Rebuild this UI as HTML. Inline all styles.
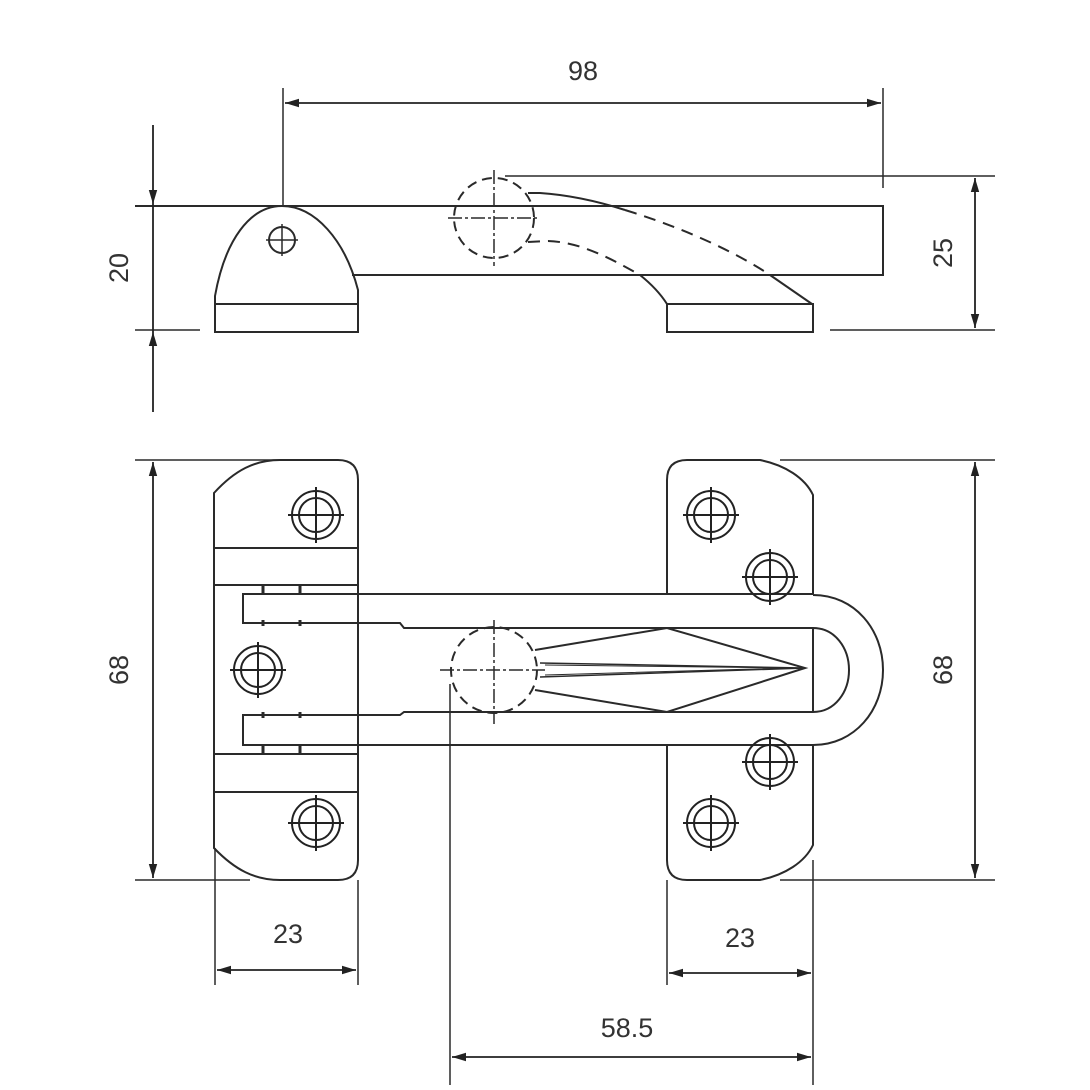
<!DOCTYPE html>
<html><head><meta charset="utf-8"><style>html,body{margin:0;padding:0;background:#fff}svg{display:block}</style></head>
<body>
<svg width="1090" height="1090" viewBox="0 0 1090 1090" xmlns="http://www.w3.org/2000/svg">
<defs>
<marker id="a" viewBox="0 0 10 10" refX="10" refY="5" markerWidth="14" markerHeight="14" markerUnits="userSpaceOnUse" orient="auto-start-reverse"><path d="M0,2 L10,5 L0,8 z" fill="#222"/></marker>
<g id="scr" fill="none" stroke="#222" stroke-width="2"><circle r="24"/><circle r="17"/><path d="M-28,0H28M0,-28V28"/></g>
</defs>
<g fill="none" stroke="#2a2a2a" stroke-width="2">
<!-- TOP VIEW -->
<path d="M135,206H883V275H352"/>
<path d="M215,304V296C225,240 250,206 282,206C315,206 345,240 358,290V304"/>
<rect x="215" y="304" width="143" height="28"/>
<circle cx="282" cy="240" r="13"/>
<path d="M266,240H298M282,224V256" stroke-width="1.5"/>
<circle cx="494" cy="218" r="40" stroke-dasharray="10,6"/>
<path d="M448,218H540M494,170V266" stroke-width="1.5" stroke-dasharray="14,3,3,3"/>
<path d="M528,193L540,193C570,195 600,202 625,210"/>
<path d="M625,210C690,230 740,255 770,275" stroke-dasharray="12,8"/>
<path d="M770,275L812,304"/>
<path d="M528,242L548,241C580,242 610,258 640,275" stroke-dasharray="12,8"/>
<path d="M640,275C650,283 660,293 667,304"/>
<rect x="667" y="304" width="146" height="28"/>
<path d="M505,176H995M830,330H995M135,330H200" stroke-width="1.5"/>
<path d="M283,88V206M883,88V188" stroke-width="1.5"/>
<!-- BOTTOM VIEW left plate -->
<path d="M214,493C235,470 255,460 280,460H338Q358,460 358,480V860Q358,880 338,880H280C255,880 235,870 214,848Z"/>
<path d="M214,548H358M214,792H358M214,585H358M214,754H358"/>
<path d="M358,594H243V623H400L404,628H813"/>
<path d="M358,745H243V715H400L404,712H813"/>
<path d="M263,585V594M300,585V594M263,745V754M300,745V754M263,620V626M300,620V626M263,712V718M300,712V718" stroke-width="3"/>
<path d="M358,594H813M358,745H813"/>
<!-- right plate -->
<path d="M667,594V480Q667,460 687,460H760C785,465 805,478 813,495V594"/>
<path d="M667,745V860Q667,880 687,880H760C785,875 805,862 813,845V745"/>
<path d="M813,595C855,595 883,630 883,670C883,710 855,745 813,745"/>
<path d="M813,628C835,628 849,648 849,670C849,692 835,712 813,712V628"/>
<!-- knob & diamond -->
<circle cx="494" cy="670" r="43" stroke-dasharray="10,6"/>
<path d="M440,670H545M494,620V724" stroke-width="1.5" stroke-dasharray="14,3,3,3"/>
<path d="M535,650L667,628L805,668L667,712L535,690"/>
<path d="M540,663L805,668L540,677" stroke-width="1.5"/>
<path d="M545,665L790,668L545,675" stroke-width="1"/>
<!-- dims bottom -->
<path d="M135,460H300M135,880H250M780,460H995M780,880H995" stroke-width="1.5"/>
<path d="M215,848V985M358,880V985M667,880V985M813,860V1085M450,684V1085" stroke-width="1.5"/>
</g>
<use href="#scr" x="316" y="515"/><use href="#scr" x="316" y="823"/><use href="#scr" x="258" y="670"/>
<use href="#scr" x="711" y="515"/><use href="#scr" x="770" y="577"/><use href="#scr" x="770" y="762"/><use href="#scr" x="711" y="823"/>
<g stroke="#222" stroke-width="1.8" fill="none">
<line x1="285" y1="103" x2="881" y2="103" marker-start="url(#a)" marker-end="url(#a)"/>
<line x1="153" y1="125" x2="153" y2="204" marker-end="url(#a)"/>
<line x1="153" y1="412" x2="153" y2="332" marker-end="url(#a)"/>
<line x1="153" y1="204" x2="153" y2="332"/>
<line x1="975" y1="178" x2="975" y2="328" marker-start="url(#a)" marker-end="url(#a)"/>
<line x1="153" y1="462" x2="153" y2="878" marker-start="url(#a)" marker-end="url(#a)"/>
<line x1="975" y1="462" x2="975" y2="878" marker-start="url(#a)" marker-end="url(#a)"/>
<line x1="217" y1="970" x2="356" y2="970" marker-start="url(#a)" marker-end="url(#a)"/>
<line x1="669" y1="973" x2="811" y2="973" marker-start="url(#a)" marker-end="url(#a)"/>
<line x1="452" y1="1057" x2="811" y2="1057" marker-start="url(#a)" marker-end="url(#a)"/>
</g>
<g font-family="Liberation Sans, sans-serif" font-size="27" fill="#333" text-anchor="middle">
<text x="583" y="80">98</text>
<text x="288" y="943">23</text>
<text x="740" y="947">23</text>
<text x="627" y="1037">58.5</text>
<text transform="translate(128,268) rotate(-90)">20</text>
<text transform="translate(952,253) rotate(-90)">25</text>
<text transform="translate(128,670) rotate(-90)">68</text>
<text transform="translate(952,670) rotate(-90)">68</text>
</g>
</svg>
</body></html>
——
Reproduce the data verbatim. Do not carry any picture into the copy.

Rebuild this UI as HTML. Inline all styles.
<!DOCTYPE html>
<html><head><meta charset="utf-8"><style>html,body{margin:0;padding:0;background:#fff}svg{display:block}</style></head>
<body>
<svg width="1090" height="1090" viewBox="0 0 1090 1090" xmlns="http://www.w3.org/2000/svg">
<defs>
<marker id="a" viewBox="0 0 10 10" refX="10" refY="5" markerWidth="14" markerHeight="14" markerUnits="userSpaceOnUse" orient="auto-start-reverse"><path d="M0,2 L10,5 L0,8 z" fill="#222"/></marker>
<g id="scr" fill="none" stroke="#222" stroke-width="2"><circle r="24"/><circle r="17"/><path d="M-28,0H28M0,-28V28"/></g>
</defs>
<g fill="none" stroke="#2a2a2a" stroke-width="2">
<!-- TOP VIEW -->
<path d="M135,206H883V275H352"/>
<path d="M215,304V296C225,240 250,206 282,206C315,206 345,240 358,290V304"/>
<rect x="215" y="304" width="143" height="28"/>
<circle cx="282" cy="240" r="13"/>
<path d="M266,240H298M282,224V256" stroke-width="1.5"/>
<circle cx="494" cy="218" r="40" stroke-dasharray="10,6"/>
<path d="M448,218H540M494,170V266" stroke-width="1.5" stroke-dasharray="14,3,3,3"/>
<path d="M528,193L540,193C570,195 600,202 625,210"/>
<path d="M625,210C690,230 740,255 770,275" stroke-dasharray="12,8"/>
<path d="M770,275L812,304"/>
<path d="M528,242L548,241C580,242 610,258 640,275" stroke-dasharray="12,8"/>
<path d="M640,275C650,283 660,293 667,304"/>
<rect x="667" y="304" width="146" height="28"/>
<path d="M505,176H995M830,330H995M135,330H200" stroke-width="1.5"/>
<path d="M283,88V206M883,88V188" stroke-width="1.5"/>
<!-- BOTTOM VIEW left plate -->
<path d="M214,493C235,470 255,460 280,460H338Q358,460 358,480V860Q358,880 338,880H280C255,880 235,870 214,848Z"/>
<path d="M214,548H358M214,792H358M214,585H358M214,754H358"/>
<path d="M358,594H243V623H400L404,628H813"/>
<path d="M358,745H243V715H400L404,712H813"/>
<path d="M263,585V594M300,585V594M263,745V754M300,745V754M263,620V626M300,620V626M263,712V718M300,712V718" stroke-width="3"/>
<path d="M358,594H813M358,745H813"/>
<!-- right plate -->
<path d="M667,594V480Q667,460 687,460H760C785,465 805,478 813,495V594"/>
<path d="M667,745V860Q667,880 687,880H760C785,875 805,862 813,845V745"/>
<path d="M813,595C855,595 883,630 883,670C883,710 855,745 813,745"/>
<path d="M813,628C835,628 849,648 849,670C849,692 835,712 813,712V628"/>
<!-- knob & diamond -->
<circle cx="494" cy="670" r="43" stroke-dasharray="10,6"/>
<path d="M440,670H545M494,620V724" stroke-width="1.5" stroke-dasharray="14,3,3,3"/>
<path d="M535,650L667,628L805,668L667,712L535,690"/>
<path d="M540,663L805,668L540,677" stroke-width="1.5"/>
<path d="M545,665L790,668L545,675" stroke-width="1"/>
<!-- dims bottom -->
<path d="M135,460H300M135,880H250M780,460H995M780,880H995" stroke-width="1.5"/>
<path d="M215,848V985M358,880V985M667,880V985M813,860V1085M450,684V1085" stroke-width="1.5"/>
</g>
<use href="#scr" x="316" y="515"/><use href="#scr" x="316" y="823"/><use href="#scr" x="258" y="670"/>
<use href="#scr" x="711" y="515"/><use href="#scr" x="770" y="577"/><use href="#scr" x="770" y="762"/><use href="#scr" x="711" y="823"/>
<g stroke="#222" stroke-width="1.8" fill="none">
<line x1="285" y1="103" x2="881" y2="103" marker-start="url(#a)" marker-end="url(#a)"/>
<line x1="153" y1="125" x2="153" y2="204" marker-end="url(#a)"/>
<line x1="153" y1="412" x2="153" y2="332" marker-end="url(#a)"/>
<line x1="153" y1="204" x2="153" y2="332"/>
<line x1="975" y1="178" x2="975" y2="328" marker-start="url(#a)" marker-end="url(#a)"/>
<line x1="153" y1="462" x2="153" y2="878" marker-start="url(#a)" marker-end="url(#a)"/>
<line x1="975" y1="462" x2="975" y2="878" marker-start="url(#a)" marker-end="url(#a)"/>
<line x1="217" y1="970" x2="356" y2="970" marker-start="url(#a)" marker-end="url(#a)"/>
<line x1="669" y1="973" x2="811" y2="973" marker-start="url(#a)" marker-end="url(#a)"/>
<line x1="452" y1="1057" x2="811" y2="1057" marker-start="url(#a)" marker-end="url(#a)"/>
</g>
<g font-family="Liberation Sans, sans-serif" font-size="27" fill="#333" text-anchor="middle">
<text x="583" y="80">98</text>
<text x="288" y="943">23</text>
<text x="740" y="947">23</text>
<text x="627" y="1037">58.5</text>
<text transform="translate(128,268) rotate(-90)">20</text>
<text transform="translate(952,253) rotate(-90)">25</text>
<text transform="translate(128,670) rotate(-90)">68</text>
<text transform="translate(952,670) rotate(-90)">68</text>
</g>
</svg>
</body></html>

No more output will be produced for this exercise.